Once upon a time in the not-so-distant past, I taught an EMT class for whom I found it difficult to schedule adequate Emergency Department clinical time. In was in late July, and the local ED had a new crop of residents barely able to practice their own craft, much less supervise someone else’s, and there were several classes of nursing students doing their clinical rotations as well.
My solution was to send all my students to the local nursing homes instead. It was perfect — each student would assess roughly 40 patients of the type they’d be most likely to encounter in the field.
Each patient had multiple chronic disease processes, and most had some level of cognitive impairment or difficulty communicating. My students even saw their fair share of acute conditions, and their nursing preceptors sent more than a few patients to the hospital based upon my students’ assessment findings.
There was also an unexpected benefit to my improvised solution: my students gained a healthy appreciation for how hard it is to be a nurse in a convalescent home. It’s a far more difficult job than we may appreciate.
Yes, you heard me correctly. I’m indeed defending that most maligned of creatures: the nursing home nurse.
My mother was a nurse who worked in one of those homes, and she was good at it. She could have chosen any field, but during one nursing clinical rotation, she said that the statue of Jesus outside the nursing home told her that this was the place she belonged.
Yes, I know. We rolled our eyes at the time, too, but there was no denying her dedication to her job. She loved elderly people, and it showed in the quality of care she provided. At the time, I thought all nursing home nurses worked that way. It wasn’t until I became a paramedic that I discovered otherwise.
Still, in watching my mother work, I gained an appreciation for the difficulty of the daily tasks she faced, and it’s something I try to pass on to all my partners and students. It is an odd quirk of EMTs that were are often disdainful of the non-emergency aspects of health care, as if resuscitations and rapid transport is all that is meaningful.
We should know better.
Consider that we are usually asked to care for only one patient at a time. Nursing home nurses may care for as many as forty. The care those patients require may not be acute, but it is important nonetheless.
Ever worked for an absentee medical director who wrote absurdly restrictive protocols that left you feeling as if your hands were tied behind your back? Well, every nursing home is that way, and those nurses feel the same way about having to call the doctor for the slightest change in treatment orders.
We are openly scornful when we arrive at bedside, only to find the patient struggling to breathe through a face mask at two liters per minute. But do you realize how much a licensed practical nurse is taught about oxygen therapy? Precious little, even in comparison to an EMT-B.

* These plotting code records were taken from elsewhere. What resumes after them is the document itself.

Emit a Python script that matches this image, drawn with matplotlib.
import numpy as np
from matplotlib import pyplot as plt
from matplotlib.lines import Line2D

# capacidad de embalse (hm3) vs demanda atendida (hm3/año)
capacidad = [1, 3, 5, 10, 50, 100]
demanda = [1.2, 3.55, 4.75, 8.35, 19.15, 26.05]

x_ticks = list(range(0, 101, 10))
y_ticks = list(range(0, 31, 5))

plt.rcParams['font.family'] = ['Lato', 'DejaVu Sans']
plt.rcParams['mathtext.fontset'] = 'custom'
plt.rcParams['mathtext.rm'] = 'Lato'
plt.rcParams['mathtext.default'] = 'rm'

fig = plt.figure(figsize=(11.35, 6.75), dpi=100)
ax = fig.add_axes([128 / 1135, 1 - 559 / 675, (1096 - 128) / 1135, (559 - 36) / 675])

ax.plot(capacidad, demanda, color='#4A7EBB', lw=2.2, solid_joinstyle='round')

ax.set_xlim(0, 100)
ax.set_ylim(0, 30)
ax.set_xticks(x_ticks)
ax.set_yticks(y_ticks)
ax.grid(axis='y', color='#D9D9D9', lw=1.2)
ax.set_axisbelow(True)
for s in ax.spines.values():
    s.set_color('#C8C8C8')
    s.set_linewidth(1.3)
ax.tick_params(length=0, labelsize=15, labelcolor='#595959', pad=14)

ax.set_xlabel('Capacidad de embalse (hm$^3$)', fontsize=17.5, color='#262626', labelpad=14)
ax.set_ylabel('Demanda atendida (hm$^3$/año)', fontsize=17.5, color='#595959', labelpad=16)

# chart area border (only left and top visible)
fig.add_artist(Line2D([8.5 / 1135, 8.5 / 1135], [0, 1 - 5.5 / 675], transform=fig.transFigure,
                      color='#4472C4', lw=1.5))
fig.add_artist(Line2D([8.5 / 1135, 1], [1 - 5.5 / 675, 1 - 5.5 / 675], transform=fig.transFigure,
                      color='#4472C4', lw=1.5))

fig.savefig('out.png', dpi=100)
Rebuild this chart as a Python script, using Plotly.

On a typical 3-11 shift, the nurse will pass medications twice. Each of those medication passes may take several hours to complete, and regulations forbid setting up the medication cart in advance. So the nurse makes two med passes, doing what assessments she can as she goes, and still has to chart and give report to the oncoming shift. In those eight hours, she has been able to lay eyes on each patient twice, for a grand total of perhaps ten minutes.
So is it any wonder that sometimes an acute change in the patient’s condition is missed, or that a nurse errs on the side of caution and sends a patient to the hospital at the first hint that something is wrong? Or that the nurse is sometimes fuzzy about the patient’s medical history?
When you work a wreck scene, do you openly disparage the first responders and the care they provided, limited as it may be? So why are some of us blatantly disrespectful of the nursing home nurse? At least those first responders are trained somewhat in emergency care procedures. Most nursing home nurses are not.
There are a few tips I’ve learned over the years that may make those dreaded nursing home calls flow a little more smoothly:
- Treat the aides as the patient’s family members, and as your primary source of information. They may have little more than a high school education and often a limited command of the English language, but they spend more face-to-face time with the patients than the nurse ever will. They’re the ones to ask when this condition started, and what is or is not normal behavior for the patient.
- Thank them for calling you, and don’t start your conversation with a laundry list of questions about what they haven’t done, and why not? You’re the emergency care professional, not them. That’s why they called you. We’re supposed to be the pros from Dover, and the pros don’t start out by mocking the people who called for help.
- Don’t start off by asking why the nurse isn’t in the room, or demanding the chart. Question the aides first, and start your assessment. When the nurse arrives with the chart, use it to fill in the blanks. Do you really need that information before you can initiate stabilizing treatment? And if the patient doesn’t need stabilizing treatment, what does it matter if you get the paperwork now, or five minutes from now?
- When you spot a mistake being made — one that can adversely affect patient care — treat it as a teachable moment, not an opportunity to flaunt your superior knowledge and skills. Use the Golden Rule — treat people as you’d like to be treated yourself.
The next time you find yourself rolling your eyes and questioning the intelligence of a nursing home nurse, first try walking a mile in their shoes first.
You may find it a more difficult walk than you’d imagined.